Example 1: Calculate the sell-through rate for Company Alpha, which received 1,000,000 units and sold 650,000 units over one month:

  • Number of Units Sold (\( S \)): 650,000;
  • Number of Units Received (\( R \)): 1,000,000;
  • Sell-Through Rate: \( \left( \frac{650000}{1000000} \right) \times 100 = 65.0000\% \).
  • Interpretation: The company sold 65% of its received inventory, indicating a moderate turnover rate that may suggest room for improvement in sales strategies.

Example 2: Calculate the sell-through rate for a retailer who received 500 units of a product and sold 400 units over a month:

  • Number of Units Sold (\( S \)): 400;
  • Number of Units Received (\( R \)): 500;
  • Sell-Through Rate: \( \left( \frac{400}{500} \right) \times 100 = 80.0000\% \).
  • Interpretation: An 80% sell-through rate is relatively high, suggesting efficient inventory management and strong sales performance.

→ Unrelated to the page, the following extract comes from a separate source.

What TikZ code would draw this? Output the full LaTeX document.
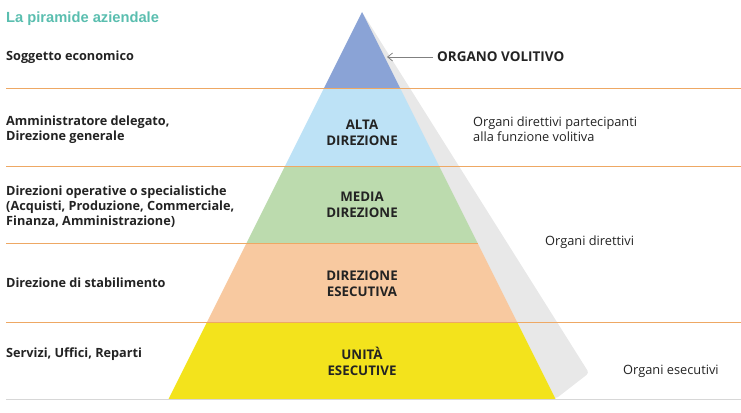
\documentclass[tikz,border=0pt]{standalone}
\usepackage{fontspec}
\setmainfont{Open Sans}
\newfontfamily\titlefont{Liberation Sans}
\usetikzlibrary{arrows.meta}
\definecolor{cTop}{RGB}{138,163,214}
\definecolor{cAlta}{RGB}{189,226,246}
\definecolor{cMedia}{RGB}{188,219,174}
\definecolor{cEsec}{RGB}{248,201,160}
\definecolor{cUnit}{RGB}{243,227,28}
\definecolor{cShadow}{RGB}{232,232,232}
\definecolor{cLine}{RGB}{238,168,100}
\definecolor{cBase}{RGB}{215,215,215}
\definecolor{cTitle}{RGB}{90,190,175}
\definecolor{cText}{RGB}{35,35,35}
\tikzset{
  sep/.style={draw=cLine, line width=0.9pt},
  lefttxt/.style={anchor=west, inner sep=0pt, font=\fontsize{12.7}{15}\selectfont\bfseries, text=cText, align=left},
  midtxt/.style={anchor=center, inner sep=0pt, font=\fontsize{13.3}{16}\selectfont\bfseries, text=cText, align=center},
  righttxt/.style={anchor=west, inner sep=0pt, font=\fontsize{12.8}{15}\selectfont, text=cText, align=left},
}
\begin{document}
\begin{tikzpicture}[x=1pt,y=-1pt]
\useasboundingbox (0,0) rectangle (741,412);
% shadow
\fill[cShadow, rounded corners=3pt] (362,12) -- (589,373) -- (555.5,399) -- (362,200) -- cycle;
% bands
\fill[cTop] (362,12) -- (400,88) -- (324,88) -- cycle;
\fill[cAlta] (324,88) -- (400,88) -- (439,166) -- (285,166) -- cycle;
\fill[cMedia] (285,166) -- (439,166) -- (477.5,243) -- (246.5,243) -- cycle;
\fill[cEsec] (246.5,243) -- (477.5,243) -- (517,322) -- (207,322) -- cycle;
\fill[cUnit] (207,322) -- (517,322) -- (555.5,399) -- (168.5,399) -- cycle;
% separators
\draw[sep] (6,88) -- (741,88);
\draw[sep] (6,166) -- (741,166);
\draw[sep] (6,243) -- (477.5,243);
\draw[sep] (6,322) -- (741,322);
\draw[draw=cBase, line width=1pt] (6,399.5) -- (741,399.5);
% title
\node[anchor=west, inner sep=0pt, font=\titlefont\fontsize{14.7}{16}\selectfont\bfseries, text=cTitle] (title) at (6,19) {La piramide aziendale};
% left texts
\node[lefttxt] (l1) at (6,57) {Soggetto economico};
\node[lefttxt] (l2) at (6,129.5) {Amministratore delegato,\\Direzione generale};
\node[lefttxt] (l3) at (6,207) {Direzioni operative o specialistiche\\(Acquisti, Produzione, Commerciale,\\Finanza, Amministrazione)};
\node[lefttxt] (l4) at (6,283) {Direzione di stabilimento};
\node[lefttxt] (l5) at (6,354) {Servizi, Uffici, Reparti};
% middle labels
\node[midtxt] (m1) at (362,133) {ALTA\\DIREZIONE};
\node[midtxt] (m2) at (362,205) {MEDIA\\DIREZIONE};
\node[midtxt] (m3) at (362,283.5) {DIREZIONE\\ESECUTIVA};
\node[midtxt] (m4) at (362,361.5) {UNITÀ\\ESECUTIVE};
% right texts
\node[anchor=west, inner sep=0pt, font=\fontsize{13.5}{15}\selectfont\bfseries, text=cText] (ov) at (437,57) {ORGANO VOLITIVO};
\coordinate (tip) at (387,57);
\draw[gray, line width=0.7pt, -{Straight Barb[length=5pt,width=8pt]}] ([xshift=-4pt]ov.west) -- (tip);
\node[righttxt] (r1) at (473,129.5) {Organi direttivi partecipanti\\alla funzione volitiva};
\node[righttxt] (r2) at (545,242) {Organi direttivi};
\node[righttxt] (r3) at (623,371) {Organi esecutivi};
\end{tikzpicture}
\end{document}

5. Frequently Asked Questions (FAQ)

Q: What is considered a good sell-through rate?
A: A good sell-through rate varies by industry, but in retail, rates between 60% and 80% are often considered healthy. Rates below 40% may indicate overstocking or poor demand, while rates above 80% might suggest understocking, potentially leading to missed sales opportunities.

Q: How can a business improve its sell-through rate?
A: Businesses can improve their sell-through rate by optimizing inventory levels (e.g., reducing overstocking), adjusting pricing strategies, enhancing marketing efforts, or improving product placement and demand forecasting.

Q: Is the sell-through rate applicable to all industries?
A: While primarily used in retail, the sell-through rate can apply to any industry dealing with physical goods, such as automotive or manufacturing. It’s less relevant for service-based industries where inventory isn’t a factor.